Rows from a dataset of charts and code
** Begin **
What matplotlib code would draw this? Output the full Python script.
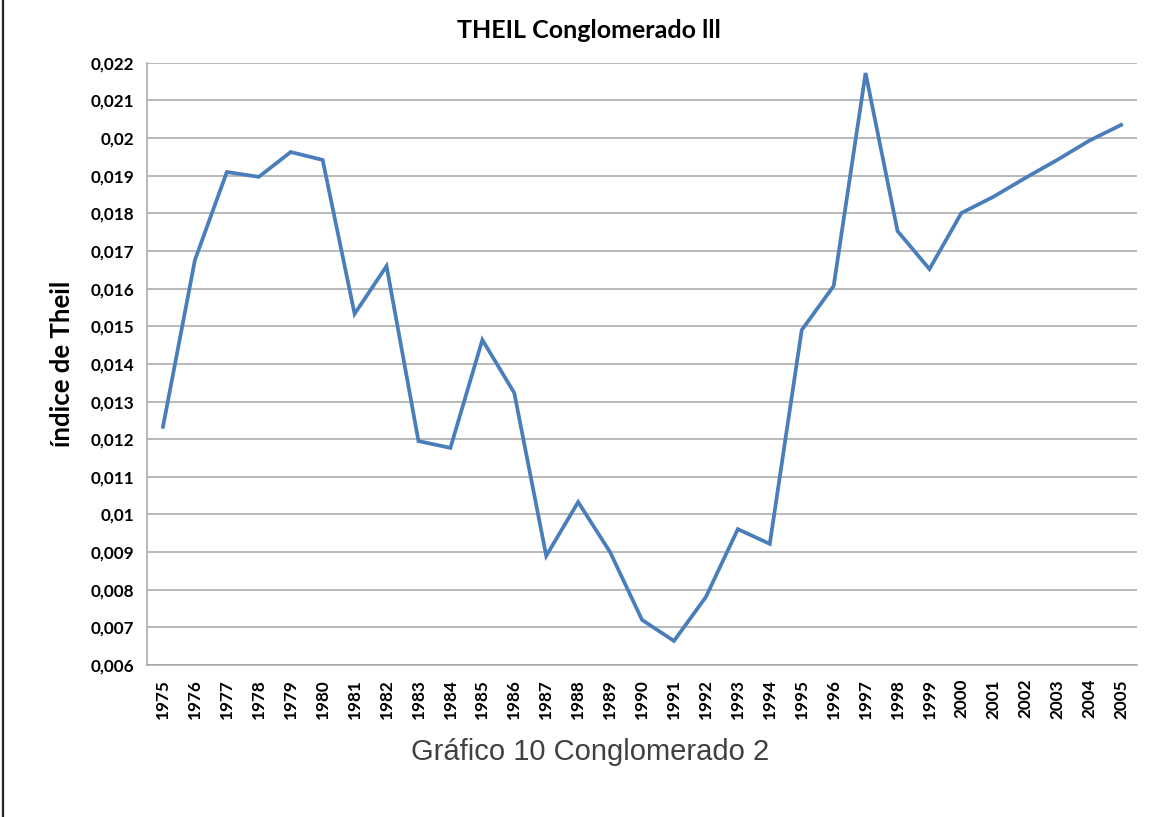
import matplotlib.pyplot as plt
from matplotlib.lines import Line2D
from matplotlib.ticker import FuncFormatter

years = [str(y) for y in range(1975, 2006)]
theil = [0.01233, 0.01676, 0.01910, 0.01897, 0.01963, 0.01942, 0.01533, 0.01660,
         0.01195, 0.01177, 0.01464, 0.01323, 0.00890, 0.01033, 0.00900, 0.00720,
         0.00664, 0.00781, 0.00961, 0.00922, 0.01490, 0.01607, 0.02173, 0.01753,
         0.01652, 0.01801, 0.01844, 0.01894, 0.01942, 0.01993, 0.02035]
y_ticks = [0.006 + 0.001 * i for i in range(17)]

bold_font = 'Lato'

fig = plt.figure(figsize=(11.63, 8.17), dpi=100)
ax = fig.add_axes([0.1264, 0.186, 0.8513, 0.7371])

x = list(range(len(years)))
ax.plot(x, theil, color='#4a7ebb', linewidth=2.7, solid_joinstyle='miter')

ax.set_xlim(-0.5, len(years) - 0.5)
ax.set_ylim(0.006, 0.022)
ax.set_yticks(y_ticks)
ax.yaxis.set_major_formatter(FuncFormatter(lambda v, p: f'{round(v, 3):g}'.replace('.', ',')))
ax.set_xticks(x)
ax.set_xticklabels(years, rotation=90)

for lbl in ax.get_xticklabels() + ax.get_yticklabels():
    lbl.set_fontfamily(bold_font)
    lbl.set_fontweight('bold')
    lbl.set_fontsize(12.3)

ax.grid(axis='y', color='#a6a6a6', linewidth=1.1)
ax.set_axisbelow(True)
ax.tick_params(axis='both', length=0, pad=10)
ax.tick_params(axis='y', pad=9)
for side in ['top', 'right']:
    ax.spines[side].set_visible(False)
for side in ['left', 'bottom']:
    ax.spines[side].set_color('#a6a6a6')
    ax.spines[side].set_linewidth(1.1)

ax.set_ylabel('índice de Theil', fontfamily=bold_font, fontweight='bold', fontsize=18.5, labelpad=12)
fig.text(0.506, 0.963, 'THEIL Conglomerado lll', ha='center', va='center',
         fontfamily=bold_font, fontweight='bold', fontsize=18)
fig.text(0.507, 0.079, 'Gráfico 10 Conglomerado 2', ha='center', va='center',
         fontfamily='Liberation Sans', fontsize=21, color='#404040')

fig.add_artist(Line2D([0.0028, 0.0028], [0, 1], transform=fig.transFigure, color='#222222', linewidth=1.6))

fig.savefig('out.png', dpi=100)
** End **
** Begin **
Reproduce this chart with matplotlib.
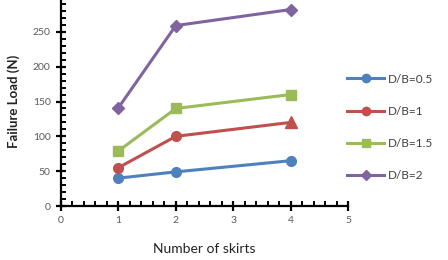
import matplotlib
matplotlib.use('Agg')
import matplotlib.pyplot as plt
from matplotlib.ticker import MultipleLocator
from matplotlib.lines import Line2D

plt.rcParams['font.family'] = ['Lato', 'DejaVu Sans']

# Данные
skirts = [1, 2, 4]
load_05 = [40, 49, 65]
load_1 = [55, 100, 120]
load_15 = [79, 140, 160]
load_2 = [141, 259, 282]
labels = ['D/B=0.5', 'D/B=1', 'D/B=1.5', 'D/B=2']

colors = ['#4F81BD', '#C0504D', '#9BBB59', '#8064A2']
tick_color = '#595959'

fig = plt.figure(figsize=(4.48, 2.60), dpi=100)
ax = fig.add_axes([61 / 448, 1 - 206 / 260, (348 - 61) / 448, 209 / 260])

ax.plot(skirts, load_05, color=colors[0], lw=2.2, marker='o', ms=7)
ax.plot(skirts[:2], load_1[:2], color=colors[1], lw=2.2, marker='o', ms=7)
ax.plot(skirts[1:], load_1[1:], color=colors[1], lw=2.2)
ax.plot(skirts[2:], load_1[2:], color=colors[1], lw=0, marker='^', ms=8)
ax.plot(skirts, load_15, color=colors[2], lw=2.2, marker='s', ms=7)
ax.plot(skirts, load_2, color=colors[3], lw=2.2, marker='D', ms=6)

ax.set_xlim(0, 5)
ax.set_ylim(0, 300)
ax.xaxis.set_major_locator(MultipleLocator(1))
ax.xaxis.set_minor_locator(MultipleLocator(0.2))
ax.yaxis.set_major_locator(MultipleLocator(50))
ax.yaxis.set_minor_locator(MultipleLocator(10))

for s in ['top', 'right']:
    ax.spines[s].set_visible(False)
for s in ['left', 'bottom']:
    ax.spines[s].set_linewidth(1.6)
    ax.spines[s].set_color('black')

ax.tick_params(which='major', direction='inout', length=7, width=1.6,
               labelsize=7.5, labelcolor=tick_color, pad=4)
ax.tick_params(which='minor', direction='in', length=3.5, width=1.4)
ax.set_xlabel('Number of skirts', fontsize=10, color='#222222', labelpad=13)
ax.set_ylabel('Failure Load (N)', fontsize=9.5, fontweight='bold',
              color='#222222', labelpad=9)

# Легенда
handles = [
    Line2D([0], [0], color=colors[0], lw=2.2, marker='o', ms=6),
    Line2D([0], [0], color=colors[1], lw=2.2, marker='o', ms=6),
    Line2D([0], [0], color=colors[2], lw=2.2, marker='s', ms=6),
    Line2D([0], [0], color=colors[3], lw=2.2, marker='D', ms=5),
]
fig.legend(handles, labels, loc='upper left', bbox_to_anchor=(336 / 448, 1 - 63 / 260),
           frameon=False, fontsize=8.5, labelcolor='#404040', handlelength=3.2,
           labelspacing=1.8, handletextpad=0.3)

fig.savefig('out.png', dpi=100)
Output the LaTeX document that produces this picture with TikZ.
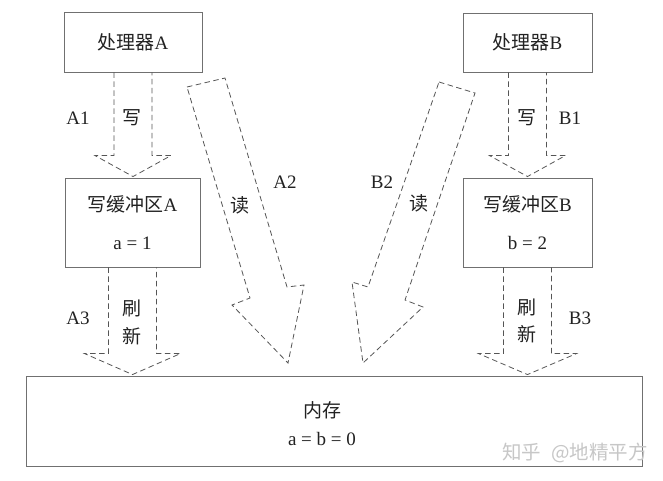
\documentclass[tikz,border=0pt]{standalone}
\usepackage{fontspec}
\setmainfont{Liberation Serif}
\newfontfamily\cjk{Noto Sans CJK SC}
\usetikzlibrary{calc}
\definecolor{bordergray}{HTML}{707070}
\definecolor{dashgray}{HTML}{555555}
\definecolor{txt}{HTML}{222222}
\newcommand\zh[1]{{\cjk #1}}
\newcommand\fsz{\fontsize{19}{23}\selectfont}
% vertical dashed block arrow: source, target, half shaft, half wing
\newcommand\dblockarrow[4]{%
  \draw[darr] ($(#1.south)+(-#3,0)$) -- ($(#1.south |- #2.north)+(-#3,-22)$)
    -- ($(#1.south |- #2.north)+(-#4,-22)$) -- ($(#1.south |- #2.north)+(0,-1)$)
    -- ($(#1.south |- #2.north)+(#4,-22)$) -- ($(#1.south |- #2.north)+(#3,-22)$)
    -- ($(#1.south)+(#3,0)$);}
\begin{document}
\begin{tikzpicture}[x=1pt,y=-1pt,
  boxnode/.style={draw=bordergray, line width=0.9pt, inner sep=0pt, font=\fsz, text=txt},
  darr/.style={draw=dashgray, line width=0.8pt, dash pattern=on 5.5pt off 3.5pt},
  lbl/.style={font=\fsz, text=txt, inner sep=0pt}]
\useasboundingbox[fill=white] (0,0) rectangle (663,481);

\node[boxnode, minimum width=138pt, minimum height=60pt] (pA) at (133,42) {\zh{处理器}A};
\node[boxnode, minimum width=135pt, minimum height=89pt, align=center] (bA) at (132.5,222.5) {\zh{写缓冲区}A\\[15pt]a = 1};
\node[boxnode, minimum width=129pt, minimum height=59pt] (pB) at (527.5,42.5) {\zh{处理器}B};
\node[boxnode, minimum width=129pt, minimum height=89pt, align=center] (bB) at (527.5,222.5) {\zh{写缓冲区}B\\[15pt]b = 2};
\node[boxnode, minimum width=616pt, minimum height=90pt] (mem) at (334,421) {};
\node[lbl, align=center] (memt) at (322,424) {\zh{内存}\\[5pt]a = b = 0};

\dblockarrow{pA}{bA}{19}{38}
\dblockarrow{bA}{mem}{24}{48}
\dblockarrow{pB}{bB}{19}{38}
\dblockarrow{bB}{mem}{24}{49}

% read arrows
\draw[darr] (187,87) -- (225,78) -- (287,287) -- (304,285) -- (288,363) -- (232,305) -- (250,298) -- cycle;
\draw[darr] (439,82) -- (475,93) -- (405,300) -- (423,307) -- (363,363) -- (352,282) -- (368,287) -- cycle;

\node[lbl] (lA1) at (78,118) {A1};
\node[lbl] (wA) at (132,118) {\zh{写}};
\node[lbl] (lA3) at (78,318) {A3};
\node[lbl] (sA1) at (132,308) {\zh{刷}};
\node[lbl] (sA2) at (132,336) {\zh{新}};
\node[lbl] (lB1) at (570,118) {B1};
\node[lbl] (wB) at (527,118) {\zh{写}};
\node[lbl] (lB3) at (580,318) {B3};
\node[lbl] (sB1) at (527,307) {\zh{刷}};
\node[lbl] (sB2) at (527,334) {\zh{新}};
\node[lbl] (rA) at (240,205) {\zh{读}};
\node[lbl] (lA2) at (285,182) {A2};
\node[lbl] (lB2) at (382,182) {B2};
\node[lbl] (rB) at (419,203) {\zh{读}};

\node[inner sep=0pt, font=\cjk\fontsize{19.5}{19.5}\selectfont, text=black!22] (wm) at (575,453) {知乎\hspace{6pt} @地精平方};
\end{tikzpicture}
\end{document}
** End **
== EXERCISE OBJECTIVE ==
Return the material from the line containing "What matplotlib code" through the line containing "lbl.set_fontsize(12.3)", exactly and in full, but without its pictures.

== ANSWER TO THIS EXERCISE ==
What matplotlib code would draw this? Output the full Python script.
import matplotlib.pyplot as plt
from matplotlib.lines import Line2D
from matplotlib.ticker import FuncFormatter

years = [str(y) for y in range(1975, 2006)]
theil = [0.01233, 0.01676, 0.01910, 0.01897, 0.01963, 0.01942, 0.01533, 0.01660,
         0.01195, 0.01177, 0.01464, 0.01323, 0.00890, 0.01033, 0.00900, 0.00720,
         0.00664, 0.00781, 0.00961, 0.00922, 0.01490, 0.01607, 0.02173, 0.01753,
         0.01652, 0.01801, 0.01844, 0.01894, 0.01942, 0.01993, 0.02035]
y_ticks = [0.006 + 0.001 * i for i in range(17)]

bold_font = 'Lato'

fig = plt.figure(figsize=(11.63, 8.17), dpi=100)
ax = fig.add_axes([0.1264, 0.186, 0.8513, 0.7371])

x = list(range(len(years)))
ax.plot(x, theil, color='#4a7ebb', linewidth=2.7, solid_joinstyle='miter')

ax.set_xlim(-0.5, len(years) - 0.5)
ax.set_ylim(0.006, 0.022)
ax.set_yticks(y_ticks)
ax.yaxis.set_major_formatter(FuncFormatter(lambda v, p: f'{round(v, 3):g}'.replace('.', ',')))
ax.set_xticks(x)
ax.set_xticklabels(years, rotation=90)

for lbl in ax.get_xticklabels() + ax.get_yticklabels():
    lbl.set_fontfamily(bold_font)
    lbl.set_fontweight('bold')
    lbl.set_fontsize(12.3)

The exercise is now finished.